しかし、日々の生活スタイルや学校での過ごし方、通学のあり方などが変遷し多様化している今日において、昔ながらの様式美を守ったランドセルだけが通学カバンにおける唯一無二の解であるという我が国の社会通念には、やはりどうしても無理や矛盾を感じます。私たち作り手がもう少し柔らかい頭で子供たちの通学かばんのことを考えれば、もっと多様なスタイルやデザインを提案できるはずであり、社会も同時にそのような通学かばんの新しいスタイルを許容することができるようになるはずです。だからこそ、そろそろこの国の小学生の通学かばんもランドセルというしきたりのような文化にただ固執するのではなく、真の合理性や実用性、デザイン性や心地良さを追求した新しい選択肢を積極的に模索してみるのも良いのではないでしょうか。

「毎日使うものだからこそ、通学かばんは自分の好みやスタイルに合わせて自由に選ぼう。」

そう子供たちに提言するにあたり、自信と責任を持って提案できる新たな選択肢としての通学かばんをZACARIは本気で創りました。子供にとって窮屈で不便で押しつけがましくないかばん。すなわち、「快適」で「便利」で「自由」なかばん。この3つの要素を子供用通学かばんの大切な本質と定義し、そのための使い勝手、機能性、仕掛け、素材、色使い、佇まいを総合的にデザインし、ランドセルにはない新しいアイデアやこだわりをたくさん詰め込みました。
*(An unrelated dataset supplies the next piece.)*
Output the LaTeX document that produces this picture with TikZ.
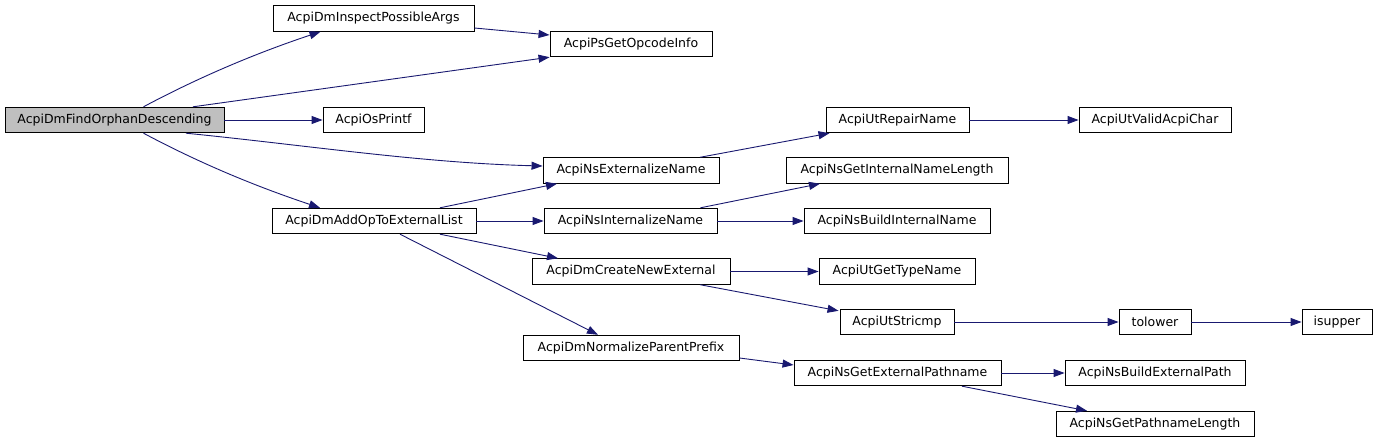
\documentclass[tikz,border=0pt]{standalone}
\usepackage{fontspec}
\setmainfont{DejaVu Sans}
\usetikzlibrary{arrows.meta}
\definecolor{edgeblue}{HTML}{191970}
\definecolor{rootgray}{HTML}{BFBFBF}
\begin{document}
\begin{tikzpicture}[x=1pt,y=-1pt,
  fn/.style={draw=black,line width=0.9pt,fill=white,inner sep=0pt,minimum height=25.5pt,font=\fontsize{12.5}{14}\selectfont},
  root/.style={fn,fill=rootgray},
  call/.style={draw=edgeblue,line width=0.9pt,-{Triangle[length=11pt,width=8pt,fill=edgeblue]}}]
\useasboundingbox (0,0) rectangle (1377,443);
\node[root,minimum width=219pt] (find) at (114.5,120) {AcpiDmFindOrphanDescending};
\node[fn,minimum width=201pt] (inspect) at (373.5,18.5) {AcpiDmInspectPossibleArgs};
\node[fn,minimum width=162pt] (ps) at (631,44) {AcpiPsGetOpcodeInfo};
\node[fn,minimum width=101pt] (osprintf) at (373.5,120) {AcpiOsPrintf};
\node[fn,minimum width=143pt] (repair) at (897.5,120) {AcpiUtRepairName};
\node[fn,minimum width=152pt] (valid) at (1155,120) {AcpiUtValidAcpiChar};
\node[fn,minimum width=176pt] (ext) at (631,170.5) {AcpiNsExternalizeName};
\node[fn,minimum width=222pt] (getintlen) at (897,170.5) {AcpiNsGetInternalNameLength};
\node[fn,minimum width=204pt] (addop) at (374,221) {AcpiDmAddOpToExternalList};
\node[fn,minimum width=173pt] (intname) at (630.5,221) {AcpiNsInternalizeName};
\node[fn,minimum width=186pt] (buildint) at (897,221) {AcpiNsBuildInternalName};
\node[fn,minimum width=198pt] (create) at (631,271.5) {AcpiDmCreateNewExternal};
\node[fn,minimum width=156pt] (typename) at (897,271.5) {AcpiUtGetTypeName};
\node[fn,minimum width=114pt] (stricmp) at (897,322) {AcpiUtStricmp};
\node[fn,minimum width=72pt] (tolower) at (1155,322) {tolower};
\node[fn,minimum width=70pt] (isupper) at (1337,322) {isupper};
\node[fn,minimum width=216pt] (normalize) at (631,348) {AcpiDmNormalizeParentPrefix};
\node[fn,minimum width=207pt] (extpath) at (897.5,373) {AcpiNsGetExternalPathname};
\node[fn,minimum width=180pt] (buildext) at (1155,373) {AcpiNsBuildExternalPath};
\node[fn,minimum width=198pt] (pathlen) at (1155,424) {AcpiNsGetPathnameLength};
% edges
\draw[call] ([xshift=29pt]find.north) .. controls +(60,-32) and +(-60,20) .. ([xshift=-53pt]inspect.south);
\draw[call] ([xshift=78.5pt]find.north) -- (ps.south west);
\draw[call] (find.east) -- (osprintf.west);
\draw[call] ([xshift=71.5pt]find.south) .. controls +(120,12) and +(-120,-3) .. ([yshift=4.5pt]ext.west);
\draw[call] ([xshift=29pt]find.south) .. controls +(60,32) and +(-60,-20) .. ([xshift=-54pt]addop.north);
\draw[call] ([yshift=-9.5pt]inspect.east) -- ([yshift=9pt]ps.west);
\draw[call] ([xshift=66pt]addop.north) -- ([xshift=-74pt]ext.south);
\draw[call] (addop.east) -- (intname.west);
\draw[call] ([xshift=66pt]addop.south) -- ([xshift=-73pt]create.north);
\draw[call] ([xshift=26pt]addop.south) -- ([xshift=-33pt]normalize.north);
\draw[call] ([xshift=69pt]ext.north) -- ([xshift=-68pt]repair.south);
\draw[call] (repair.east) -- (valid.west);
\draw[call] ([xshift=70pt]intname.north) -- ([xshift=-77pt]getintlen.south);
\draw[call] (intname.east) -- (buildint.west);
\draw[call] (create.east) -- (typename.west);
\draw[call] ([xshift=69pt]create.south) -- ([xshift=-1pt,yshift=-2pt]stricmp.north west);
\draw[call] (stricmp.east) -- (tolower.west);
\draw[call] (tolower.east) -- (isupper.west);
\draw[call] ([yshift=-10pt]normalize.east) -- ([yshift=8pt]extpath.west);
\draw[call] (extpath.east) -- (buildext.west);
\draw[call] ([xshift=64.5pt]extpath.south) -- ([xshift=-68pt]pathlen.north);
\end{tikzpicture}
\end{document}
その子供らしく元気なデザインとアクティブでカジュアルな使い心地からは、ランドセルとはまったく違う楽しくて軽やかな気分を子供たちに感じ取ってもらえるはずです。

小学生に通学かばん選びの自由を。
ZACARIは新しい時代の子供たちと共に真に快適で自由な通学スタイルを作り上げていきたいと考えています。今までがこうだったからとか皆がこうだからという理由だけで現状をあたりまえと捉え、それが普遍的で未来永劫続いていくべきものと考えるのではなく、もっとこうだったらいいのにという子供たちの思いや感覚と素直に向き合い、彼らがより快適に日々を過ごせるかばんとはどのようなものなのかについて思案し実践していくことこそが私たちの存在意義であると信じて。